**Exercise task**
Give back exactly the lines from the beginning of the listing below to the line holding "const maxY = 10;", both ends included; the pictures stay out.

**Collected data**
┄┄┄┄┄┄┄┄┄┄┄┄┄┄┄┄┄┄┄┄
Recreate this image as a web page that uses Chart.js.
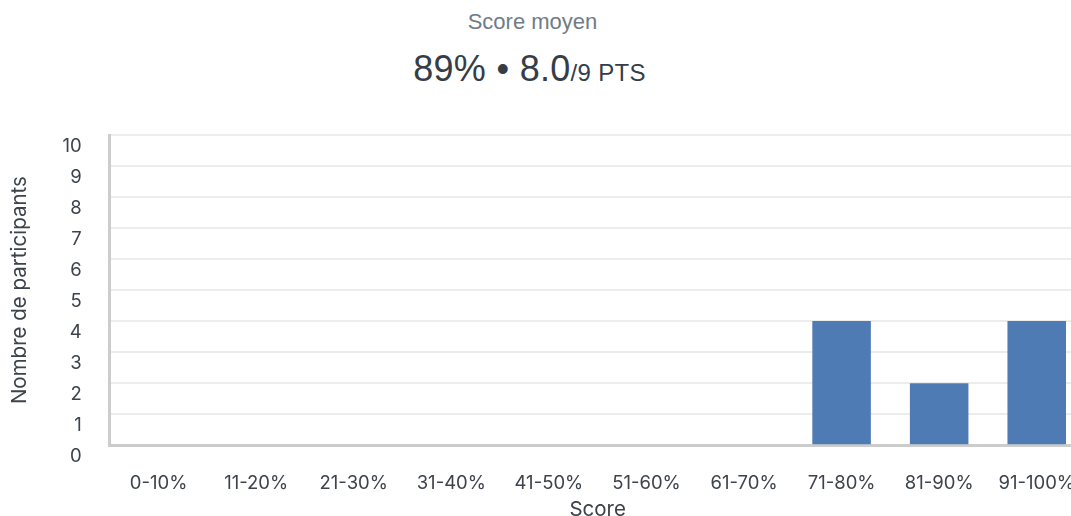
<!DOCTYPE html>
<html>
<head>
<meta charset="utf-8">
<script src="https://cdn.jsdelivr.net/npm/chart.js@4"></script>
<style>
  body { margin: 0; background: #fff; overflow: hidden; }
  #entete { position: absolute; left: 0; top: 0; width: 1071px; text-align: center; font-family: "Liberation Sans", Arial, sans-serif; }
  #sousTitre { position: absolute; top: 9px; left: -3px; width: 100%; font-size: 22px; color: #6f7c88; }
  #score { position: absolute; top: 48px; left: -6px; width: 100%; font-size: 36px; letter-spacing: 0.3px; color: #353d48; }
  #score small { font-size: 24px; }
  #graphique { position: absolute; left: 0; top: 0; }
</style>
</head>
<body>
<div id="entete">
  <div id="sousTitre">Score moyen</div>
  <div id="score">89% • 8.0<small>/9 PTS</small></div>
</div>
<canvas id="graphique" width="1102" height="516"></canvas>
<script>
// Répartition des scores
const tranches = ['0-10%', '11-20%', '21-30%', '31-40%', '41-50%', '51-60%', '61-70%', '71-80%', '81-90%', '91-100%'];
const participants = [0, 0, 0, 0, 0, 0, 0, 4, 2, 4];
const maxY = 10;

const ctx = document.getElementById('graphique').getContext('2d');
const grafico = new Chart(ctx, {
    type: 'bar',
    data: {
        labels: tranches,
        datasets: [{
            label: 'Participants',
            data: participants,
            backgroundColor: '#4e7bb4',
            barPercentage: 0.6,
            categoryPercentage: 1
        }]
    },
    options: {
        responsive: false,
        animation: false,
        layout: { padding: { top: 135, right: 0, left: 0, bottom: 0 } },
        plugins: { legend: { display: false }, tooltip: { enabled: false } },
        scales: {
            x: {
                grid: { display: false, drawTicks: false },
                border: { display: true, color: '#cccccc', width: 3 },
                ticks: { color: '#3d434b', font: { family: 'Inter', size: 18.5 }, padding: 27, maxRotation: 0 },
                // le padding des ticks compte deux fois, on compense avec le titre
                title: { display: true, text: 'Score', color: '#3d434b', font: { family: 'Inter', size: 20.5 }, padding: { top: -24, bottom: -6 } }
            },
            y: {
                min: 0,
                max: maxY,
                grid: { color: '#ececec', lineWidth: 2, drawTicks: false },
                border: { display: true, color: '#cccccc', width: 3 },
                ticks: { stepSize: 1, color: '#3d434b', font: { family: 'Inter', size: 18.5 }, padding: 28, labelOffset: 11 },
                title: { display: true, text: 'Nombre de participants', color: '#3d434b', font: { family: 'Inter', size: 20.5 }, padding: { top: 8, bottom: 2 } }
            }
        }
    }
});
</script>
</body>
</html>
┄┄┄┄┄┄┄┄┄┄┄┄┄┄┄┄┄┄┄┄
**Finished exercise**
Recreate this image as a web page that uses Chart.js.
<!DOCTYPE html>
<html>
<head>
<meta charset="utf-8">
<script src="https://cdn.jsdelivr.net/npm/chart.js@4"></script>
<style>
  body { margin: 0; background: #fff; overflow: hidden; }
  #entete { position: absolute; left: 0; top: 0; width: 1071px; text-align: center; font-family: "Liberation Sans", Arial, sans-serif; }
  #sousTitre { position: absolute; top: 9px; left: -3px; width: 100%; font-size: 22px; color: #6f7c88; }
  #score { position: absolute; top: 48px; left: -6px; width: 100%; font-size: 36px; letter-spacing: 0.3px; color: #353d48; }
  #score small { font-size: 24px; }
  #graphique { position: absolute; left: 0; top: 0; }
</style>
</head>
<body>
<div id="entete">
  <div id="sousTitre">Score moyen</div>
  <div id="score">89% • 8.0<small>/9 PTS</small></div>
</div>
<canvas id="graphique" width="1102" height="516"></canvas>
<script>
// Répartition des scores
const tranches = ['0-10%', '11-20%', '21-30%', '31-40%', '41-50%', '51-60%', '61-70%', '71-80%', '81-90%', '91-100%'];
const participants = [0, 0, 0, 0, 0, 0, 0, 4, 2, 4];
const maxY = 10;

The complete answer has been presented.